A typical recruitment automation stack covers five categories:

  • Communication automation — Application acknowledgements, scheduling confirmations, reminder sequences, status updates. Sent automatically based on candidate stage transitions or scheduled triggers.
  • Scheduling automation — Calendar coordination between candidates and interviewers, reschedule handling, multi-interviewer onsite coordination. Modern scheduling tools handle complex logistics that previously consumed coordinator time.
  • Sourcing outreach — Multi-touch outreach sequences sent automatically with personalisation, response tracking, and follow-up automation. The sourcing-side equivalent of marketing nurture campaigns.
  • Workflow automation — Stage-transition triggers — when a candidate moves to a new pipeline stage, related actions (notifications, scorecard requests, scheduling, status updates) trigger automatically.
  • Reporting automation — Recurring dashboards, weekly metrics emails, executive reporting. Automation handles the data aggregation and delivery; humans interpret and act on what surfaces.

The automation should be transparent to candidates. Most jurisdictions now require some form of disclosure when automated systems are used in recruiting communications or decisions. Beyond compliance, transparent automation usually produces better candidate experience than hidden automation that gets discovered.

The implementation question is what to automate, not whether to automate. Almost every TA function uses some recruitment automation by 2026. The differentiation is in the design — which workflows get automated, which keep human touch, and how the integration produces a coherent experience rather than fragmented one.

Why recruitment automation matters

Recruitment automation is one of the clearest ROI categories in TA tooling. Tasks that previously required hours of recruiter or coordinator time — scheduling, communication, status updates, outreach drafting — now take minutes or run without intervention.

The capacity gains let recruiting teams handle higher hiring volume without proportional headcount growth, or spend more recruiter time on the work that requires human judgment. For TA leaders managing budget and growth, recruitment automation is often the lever that lets TA scale without scaling cost linearly.

Common mistakes and misconceptions about recruitment automation

  • Automating everything — Some communications and decisions need human touch — high-stakes candidate conversations, late-stage rejections, complex negotiations. Automating these damages candidate experience and produces brand damage.
  • Hiding automation from candidates — Most jurisdictions require some form of disclosure when automated systems are used. Beyond compliance, hidden automation that gets discovered damages trust more than transparent automation would have.
  • Setting automation rules and never reviewing them — Automation rules drift as processes change, role types evolve, and candidate expectations shift. Quarterly review keeps automation aligned with current operations.
  • Failing to handle exceptions — Automation handles standard paths well; the exceptions are where it breaks. Strong automation design includes clear escalation paths when candidates need human attention.
  • Buying automation tools without process design — Tools deployed onto unstructured processes produce unstructured automation.
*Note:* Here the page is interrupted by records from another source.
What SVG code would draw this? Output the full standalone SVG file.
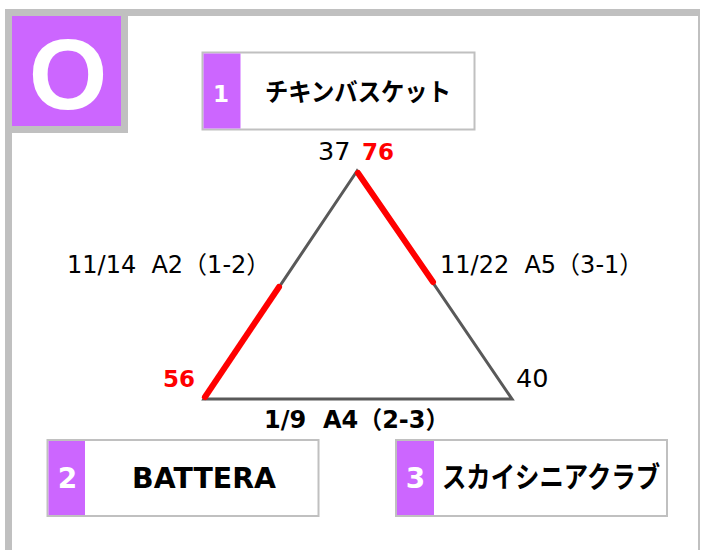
<svg xmlns="http://www.w3.org/2000/svg" width="703" height="550" viewBox="0 0 703 550">
<style>
.box{fill:#ffffff;stroke:#c0c0c0;stroke-width:2}
.tab{fill:#cc66ff}
.num{font-family:"DejaVu Sans",sans-serif;font-weight:bold;fill:#ffffff;text-anchor:middle}
.name{font-family:"DejaVu Sans","Noto Sans CJK JP",sans-serif;font-weight:bold;fill:#000000;text-anchor:middle}
.lbl{font-family:"DejaVu Sans","Noto Sans CJK JP",sans-serif;font-size:24px;fill:#000000;white-space:pre}
.vtx{font-family:"DejaVu Sans",sans-serif;font-size:25.5px;fill:#000000}
.red{font-family:"DejaVu Sans",sans-serif;font-size:23px;fill:#ff0000;font-weight:bold}
.edge{stroke:#595959;stroke-width:3;fill:none}
.hot{stroke:#ff0000;stroke-width:6;stroke-linecap:round;fill:none}
</style>
<rect x="0" y="0" width="703" height="550" fill="#ffffff"/>
<g id="frame">
<rect x="5" y="9" width="695" height="545" fill="#c0c0c0"/>
<rect x="12" y="16" width="686" height="540" fill="#ffffff"/>
</g>
<g id="group-label">
<rect x="12" y="16" width="116" height="117" fill="#c0c0c0"/>
<rect x="12" y="16" width="109" height="110" fill="#cc66ff"/>
<text x="68" y="108.5" font-family="Liberation Sans, Arial, sans-serif" font-weight="bold" font-size="101" fill="#ffffff" text-anchor="middle">O</text>
</g>
<g id="connectors">
<polygon class="edge" points="357,171 204,399 512,399"/>
<line class="hot" x1="205" y1="397" x2="279" y2="287"/>
<line class="hot" x1="358" y1="173" x2="433" y2="282"/>
</g>
<g id="edge-labels">
<text class="lbl" x="67" y="273">11/14  A2（1-2）</text>
<text class="lbl" x="440" y="273">11/22  A5（3-1）</text>
<text class="lbl" x="264" y="428" font-weight="bold">1/9  A4（2-3）</text>
</g>
<g id="vertex-labels">
<text class="vtx" x="318" y="160">37</text>
<text class="red" x="362" y="160">76</text>
<text class="red" x="163" y="387">56</text>
<text class="vtx" x="516" y="387">40</text>
</g>
<g id="node-1">
<rect class="box" x="202.5" y="52.5" width="272" height="77"/>
<rect class="tab" x="203.5" y="53.5" width="37" height="75"/>
<text class="num" x="221" y="101.5" font-size="23">1</text>
<text class="name" x="358" y="101" font-size="25" textLength="186" lengthAdjust="spacingAndGlyphs">チキンバスケット</text>
</g>
<g id="node-2">
<rect class="box" x="47.5" y="440" width="271" height="76"/>
<rect class="tab" x="48.5" y="441" width="36.5" height="74"/>
<text class="num" x="67.5" y="487.5" font-size="28">2</text>
<text class="name" x="204" y="487.5" font-size="29" textLength="144" lengthAdjust="spacingAndGlyphs">BATTERA</text>
</g>
<g id="node-3">
<rect class="box" x="396" y="440" width="271" height="76"/>
<rect class="tab" x="397" y="441" width="37" height="74"/>
<text class="num" x="415.5" y="487.5" font-size="28">3</text>
<text class="name" x="551" y="488" font-size="29" textLength="218" lengthAdjust="spacingAndGlyphs">スカイシニアクラブ</text>
</g>
</svg>
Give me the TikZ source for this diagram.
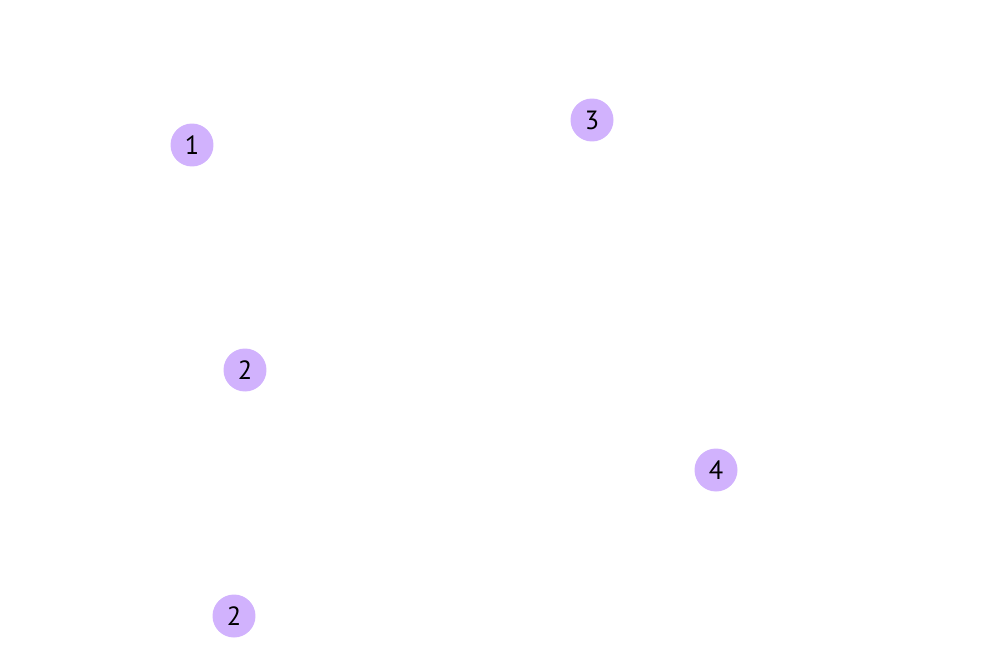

Process design before tooling produces meaningfully better outcomes.

Frequently asked questions

What is recruitment automation?

Recruitment automation is the use of software to handle repetitive recruiting tasks without manual intervention — application acknowledgement, scheduling, reminder sequences, status updates, sourcing outreach, and routine reporting. It frees recruiter time for the work that requires judgment. Application acknowledgements, interview scheduling, reminder communications, status updates, structured sourcing outreach sequences, routine reporting, candidate stage transitions — all can run on automation rules with humans intervening only when something deviates from the standard path.

What can be automated in recruitment?

Application acknowledgements, scheduling and rescheduling, reminder communications, status updates, sourcing outreach sequences, stage-transition workflows, recurring reporting, and routine candidate communications. The general rule: high-volume, repetitive, low-judgment tasks. Consequential decisions and high-stakes conversations should stay human.

What shouldn't be automated in recruitment?

High-stakes candidate conversations (final-stage rejections, offer extensions for senior hires, compensation negotiations), consequential hiring decisions, complex screening for borderline candidates, and any communication where the candidate needs to feel personally addressed. Automating these damages candidate experience and produces brand risk.

Does recruitment automation save time?

Yes, materially. Tasks that previously took hours of recruiter or coordinator time — scheduling, status updates, outreach drafting, application acknowledgement — now take minutes or run without intervention. The capacity gains let recruiting teams scale hiring volume without proportional headcount growth.

Do candidates know when they're interacting with automation?

Most jurisdictions now require some form of disclosure when automated systems are used in recruiting communications or decisions — though specific requirements vary. Beyond compliance, transparent automation usually produces better candidate experience than hidden automation that gets discovered later.